Dans la même optique, le 27 mars 2012, par un décret du Premier ministre, l’Etat transfère ses compétences aux communes en matière de promotion des activités de reboisement des périmètres urbains et des réserves forestières. Aussi, une décision du ministre des Forêts et de la Faune datant du 21 août de la même année redéfinie les modalités de gestion et publie la liste d’une centaine de réserves désormais gérées par les collectivités décentralisées. Neuf régions sur les dix que compte le Cameroun bénéficient de cette mesure.

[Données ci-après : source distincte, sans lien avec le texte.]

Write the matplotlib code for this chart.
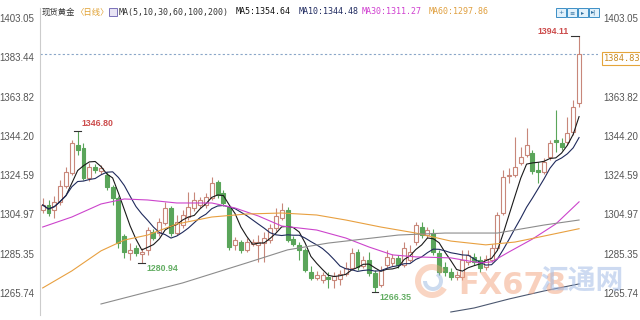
import numpy as np
import pandas as pd
import matplotlib
matplotlib.use("Agg")
import matplotlib.pyplot as plt
from matplotlib.patches import Rectangle, Wedge

plt.rcParams['font.family'] = ['Liberation Sans', 'Noto Sans CJK SC', 'DejaVu Sans']

# daily candles (10 per row)
opens = [1307.2, 1309.7, 1307.2, 1311.2, 1319.2, 1325.7, 1339.7, 1338.2, 1323.2, 1328.7,
         1326.7, 1324.7, 1318.7, 1313.2, 1294.2, 1285.7, 1288.3, 1285.3, 1287.3, 1296.2,
         1295.7, 1300.7, 1308.2, 1295.7, 1299.7, 1303.7, 1308.2, 1309.7, 1309.7, 1313.2,
         1321.2, 1315.7, 1308.7, 1289.7, 1291.2, 1287.3, 1290.2, 1289.7, 1290.7, 1292.2,
         1298.2, 1303.2, 1307.2, 1292.7, 1289.7, 1287.3, 1276.3, 1273.3, 1272.3, 1273.8,
         1272.3, 1272.8, 1275.3, 1278.3, 1286.3, 1279.3, 1282.3, 1275.8, 1269.8, 1279.8,
         1280.8, 1283.3, 1279.8, 1282.3, 1291.2, 1298.7, 1294.7, 1295.7, 1285.8, 1278.8,
         1276.3, 1273.8, 1273.8, 1281.3, 1283.8, 1282.3, 1278.8, 1282.3, 1288.3, 1305.7,
         1324.2, 1324.7, 1330.7, 1334.7, 1335.7, 1327.2, 1326.2, 1333.7, 1342.2, 1340.7,
         1341.2, 1346.2, 1360.6]
highs = [1313.2, 1312.2, 1314.2, 1322.2, 1328.7, 1342.2, 1346.8, 1340.7, 1330.7, 1330.2,
         1329.7, 1326.2, 1319.7, 1314.2, 1295.2, 1290.7, 1289.8, 1288.3, 1298.7, 1297.7,
         1303.2, 1311.2, 1309.2, 1304.7, 1307.2, 1316.2, 1316.2, 1313.7, 1315.7, 1323.7,
         1322.2, 1317.2, 1309.7, 1293.7, 1292.2, 1293.2, 1292.7, 1294.7, 1296.2, 1300.2,
         1308.2, 1310.7, 1308.7, 1294.2, 1291.2, 1288.3, 1279.3, 1276.8, 1276.3, 1276.3,
         1276.3, 1277.3, 1281.3, 1288.3, 1287.8, 1284.3, 1286.3, 1277.3, 1279.3, 1287.3,
         1285.3, 1284.8, 1291.2, 1289.7, 1301.2, 1301.2, 1298.7, 1297.7, 1287.3, 1281.3,
         1278.3, 1276.8, 1287.3, 1287.3, 1285.8, 1284.3, 1284.8, 1290.2, 1306.2, 1327.2,
         1328.2, 1343.7, 1338.7, 1348.2, 1337.2, 1331.2, 1333.2, 1342.2, 1357.1, 1343.2,
         1353.6, 1362.1, 1394.11]
lows = [1305.7, 1304.2, 1303.2, 1309.7, 1318.2, 1324.7, 1334.7, 1322.2, 1321.7, 1325.7,
        1325.2, 1317.2, 1309.7, 1288.2, 1283.3, 1282.3, 1284.3, 1280.94, 1284.8, 1292.2,
        1294.2, 1299.7, 1294.2, 1294.7, 1298.2, 1302.2, 1306.7, 1308.2, 1308.2, 1312.2,
        1313.2, 1309.2, 1287.3, 1287.3, 1285.7, 1286.3, 1289.2, 1281.3, 1281.3, 1290.7,
        1296.7, 1302.2, 1291.2, 1289.2, 1282.3, 1276.3, 1272.3, 1272.3, 1270.8, 1268.3,
        1268.3, 1269.8, 1274.3, 1277.3, 1277.3, 1278.3, 1274.3, 1266.35, 1268.8, 1278.3,
        1279.3, 1278.3, 1278.8, 1281.3, 1289.7, 1293.2, 1293.2, 1284.8, 1274.8, 1274.3,
        1272.3, 1272.3, 1272.3, 1279.8, 1279.8, 1276.3, 1277.3, 1281.3, 1287.3, 1304.7,
        1320.7, 1323.7, 1329.7, 1333.7, 1325.2, 1320.7, 1325.2, 1332.2, 1336.2, 1337.2,
        1339.7, 1344.7, 1358.6]
closes = [1309.7, 1305.7, 1311.2, 1319.2, 1326.2, 1340.7, 1337.2, 1323.2, 1328.7, 1327.2,
          1328.2, 1318.7, 1313.2, 1290.7, 1286.3, 1287.3, 1285.7, 1286.3, 1297.2, 1293.2,
          1301.2, 1308.2, 1295.7, 1301.2, 1304.7, 1308.7, 1312.2, 1312.2, 1313.7, 1320.7,
          1314.7, 1310.7, 1288.7, 1292.2, 1287.3, 1291.2, 1291.2, 1291.2, 1293.2, 1298.2,
          1304.2, 1307.2, 1292.2, 1290.2, 1287.3, 1277.3, 1273.3, 1274.8, 1274.8, 1272.8,
          1274.3, 1275.3, 1278.3, 1285.8, 1278.8, 1282.3, 1275.8, 1268.8, 1277.3, 1283.8,
          1283.3, 1279.8, 1288.3, 1286.3, 1299.7, 1294.7, 1297.2, 1286.3, 1276.3, 1276.3,
          1273.8, 1274.8, 1282.3, 1284.8, 1281.3, 1278.3, 1282.8, 1288.3, 1304.7, 1323.7,
          1324.7, 1328.7, 1333.7, 1339.7, 1326.7, 1326.2, 1331.2, 1340.7, 1341.2, 1338.7,
          1345.7, 1358.6, 1384.83]

# longer moving averages (candle index, value)
ma30_idx = [0, 5, 10, 14, 18, 23, 29, 33, 37, 41, 47, 52, 56, 60, 64, 70, 75, 77, 80, 84, 88, 92]
ma30_val = [1298.7, 1303.7, 1310.2, 1312.7, 1312.2, 1310.7, 1310.7, 1308.2, 1304.2, 1299.2, 1297.2,
            1293.2, 1288.7, 1284.8, 1283.8, 1283.3, 1280.8, 1281.3, 1286.3, 1292.7, 1300.2, 1311.27]
ma60_idx = [0, 5, 10, 14, 18, 23, 29, 35, 41, 47, 52, 58, 64, 70, 76, 81, 86, 92]
ma60_val = [1268.3, 1276.8, 1286.8, 1292.2, 1294.7, 1300.2, 1303.7, 1305.2, 1305.7, 1304.7, 1302.2,
            1298.7, 1295.7, 1291.7, 1289.8, 1291.2, 1294.2, 1297.86]
ma100_idx = [10, 18, 24, 35, 42, 49, 61, 69, 78, 86, 92]
ma100_val = [1260.3, 1266.3, 1270.8, 1280.8, 1287.3, 1290.7, 1294.7, 1295.7, 1295.7, 1299.7, 1302.2]
ma200_idx = [70, 74, 80, 86, 92]
ma200_val = [1256.3, 1258.3, 1262.8, 1266.8, 1270.3]

last_price = 1384.83
y_ticks = [1265.74, 1285.35, 1304.97, 1324.59, 1344.20, 1363.82, 1383.44, 1403.05]
header_ma = ['MA5:1354.64', 'MA10:1344.48', 'MA30:1311.27', 'MA60:1297.86']

o = np.array(opens)
h = np.array(highs)
l = np.array(lows)
c = np.array(closes)
idx = np.arange(len(c))
ma5 = pd.Series(c).rolling(5, min_periods=1).mean()
ma10 = pd.Series(c).rolling(10, min_periods=1).mean()

up_col = '#c8877a'
dn_col = '#5aa55a'

fig = plt.figure(figsize=(6.4, 3.2), dpi=100)
ax = fig.add_axes([40 / 640, 5 / 320, 558 / 640, 307 / 320])
ax.set_xlim(-0.46, 95.25)
ax.set_ylim(1254.8, 1408.0)

up = c >= o
cols = np.where(up, up_col, dn_col)
ax.vlines(idx, l, h, colors=cols, lw=0.8, zorder=2)
ax.bar(idx, np.maximum(np.abs(c - o), 0.35), bottom=np.minimum(o, c), width=0.68,
       color=np.where(up, 'white', dn_col), edgecolor=cols, linewidth=0.8, zorder=3)

ax.plot(idx, ma5, color='#1a1a1a', lw=0.8, zorder=4)
ax.plot(idx, ma10, color='#1f2a5c', lw=0.8, zorder=4)
ax.plot(ma30_idx, ma30_val, color='#cc44cc', lw=0.8, zorder=4)
ax.plot(ma60_idx, ma60_val, color='#e8a040', lw=0.8, zorder=4)
ax.plot(ma100_idx, ma100_val, color='#8c8c8c', lw=0.8, zorder=4)
ax.plot(ma200_idx, ma200_val, color='#4c5870', lw=0.8, zorder=4)

ax.axhline(last_price, color='#8aa6c8', ls=(0, (2, 2)), lw=0.8, zorder=1)

ax.set_yticks(y_ticks)
ax.set_yticklabels([f"{t:.2f}" for t in y_ticks])
ax.set_xticks([])
ax.tick_params(axis='y', length=0, labelsize=7, labelcolor='#555555',
               labelleft=True, labelright=True, pad=4)
for s in ['top', 'right', 'bottom']:
    ax.spines[s].set_visible(False)
ax.spines['left'].set_color('#cccccc')
ax.spines['left'].set_linewidth(0.8)

# current price box on the right, hanging just under the dashed line
ax.annotate(f"{last_price:.2f}", xy=(1.0, last_price), xycoords=ax.get_yaxis_transform(),
            xytext=(6, -4), textcoords='offset pixels',
            ha='left', va='center', fontsize=6.2, family='DejaVu Sans Mono', color='#c98a20',
            bbox=dict(boxstyle='square,pad=0.25', fc='white', ec='#e5a53a', lw=0.8),
            annotation_clip=False, zorder=10)

# high / low marks
red = '#cc4b4b'
grn = '#62ad62'
i_hi1 = int(np.argmax(h[:20]))
i_lo1 = int(np.argmin(l[:30]))
i_lo2 = int(np.argmin(l))
i_hi2 = int(np.argmax(h))
for i, v in [(i_hi1, h[i_hi1]), (i_lo1, l[i_lo1]), (i_lo2, l[i_lo2])]:
    ax.plot([i - 0.6, i + 0.6], [v, v], color='#333333', lw=0.8, zorder=5)
ax.plot([i_hi2 - 1.3, i_hi2], [h[i_hi2]] * 2, color='#333333', lw=0.8, zorder=5)
ax.annotate(f"{h[i_hi1]:.2f}", xy=(i_hi1, h[i_hi1]), xytext=(4, 7), textcoords='offset pixels',
            ha='left', va='center', fontsize=6.3, color=red, weight='bold')
ax.annotate(f"{h[i_hi2]:.2f}", xy=(i_hi2, h[i_hi2]), xytext=(-10, 4), textcoords='offset pixels',
            ha='right', va='center', fontsize=6.3, color=red, weight='bold')
ax.annotate(f"{l[i_lo1]:.2f}", xy=(i_lo1, l[i_lo1]), xytext=(5, -6), textcoords='offset pixels',
            ha='left', va='center', fontsize=6.3, color=grn, weight='bold')
ax.annotate(f"{l[i_lo2]:.2f}", xy=(i_lo2, l[i_lo2]), xytext=(4, -6), textcoords='offset pixels',
            ha='left', va='center', fontsize=6.3, color=grn, weight='bold')


def fx(x):
    return x / 640


def fy(y):
    return 1 - y / 320


# header line
fig.text(fx(42), fy(12), "现货黄金", fontsize=6, family=['Noto Sans CJK SC'], color='#333333', va='center')
fig.text(fx(75), fy(12), "〈日线〉", fontsize=6, family=['Noto Sans CJK SC'], color='#e0a030', va='center')
fig.add_artist(Rectangle((fx(109), fy(16)), 8 / 640, 8 / 320, transform=fig.transFigure,
                         fc='#e8e4f4', ec='#7a70b8', lw=0.7))
fig.text(fx(119), fy(12), "MA(5,10,30,60,100,200)", fontsize=6, family='DejaVu Sans Mono',
         color='#333333', va='center')
ma_cols = ['#111111', '#1f2a60', '#d040d0', '#e0a040']
ma_x = [236, 299, 362, 429]
for txt, col, x in zip(header_ma, ma_cols, ma_x):
    fig.text(fx(x), fy(12), txt, fontsize=6, family='DejaVu Sans Mono', color=col, va='center')

# toolbar buttons top right
btn_marks = ['+', '≡', '▸', '▸|']
for k, m in enumerate(btn_marks):
    fig.add_artist(Rectangle((fx(556 + 11 * k), fy(17)), 10 / 640, 9 / 320, transform=fig.transFigure,
                             fc='#e2f1fb', ec='#3d8fc6', lw=0.7))
    fig.text(fx(561 + 11 * k), fy(12.5), m, fontsize=4.5, family='DejaVu Sans', color='#2f6f9f',
             ha='center', va='center')

# watermark
fig.add_artist(Wedge((4.32, 0.39), 0.17, 40, 330, width=0.06, transform=fig.dpi_scale_trans,
                     fc='#f2a27a', ec='none', alpha=0.45, zorder=20))
fig.add_artist(Wedge((4.33, 0.39), 0.10, 180, 60, width=0.04, transform=fig.dpi_scale_trans,
                     fc='#8fb0dd', ec='none', alpha=0.45, zorder=20))
fig.text(fx(458), fy(285), "FX678", fontsize=22, weight='bold', color='#f3a27c', alpha=0.5,
         family=['Liberation Sans Narrow', 'DejaVu Sans'], va='center', zorder=20)
fig.text(fx(540), fy(282), "汇通网", fontsize=20, weight='bold', color='#9cb7e4', alpha=0.5,
         family=['Noto Sans CJK SC'], va='center', zorder=20)

fig.savefig("out.png", dpi=100)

Dès lors 230.422 hectares de réserves sont transférés à l’Agence nationale d’appui au développement des forêts (ANAFOR), qui a vu le jour en 2002 avec pour mandat d’accompagner sur le plan technique la mise en œuvre de la politique de reboisement de l’Etat. La mission ne sera pas aisée car dans les espaces concernés, plusieurs hectares de plantations sont illégalement occupés et ont même disparu. Par ailleurs, « beaucoup de maires n’ont pas de compétences en la matière et les financements sont débloqués avec un grand retard », précise le rapport Etat des lieux sur les réserves forestières dans la région de l’Extrème-Nord.
Le Cameroun a ratifié l’Accord de Paris signé lors de la 21e Conférence des Parties sur le climat (Cop21) tenue à Paris en 2015 en s’engageant à réduire, d’ici 2035, ses émissions de gaz à effet de serre de 32% par rapport au niveau de 2010. Pour se conformer aux directives de la Convention des Nations unies sur la biodiversité qu’il a signée, le pays a promis de créer des réserves forestières sur 30% de son territoire. Le reboisement s’avère donc incontournable. Et pour l’expert en sylviculture Anicet Ngomni : « Lorsqu’il est bien mené, le reboisement permet de créer beaucoup d’emplois et de lutter contre le chômage des jeunes en créant des devises ».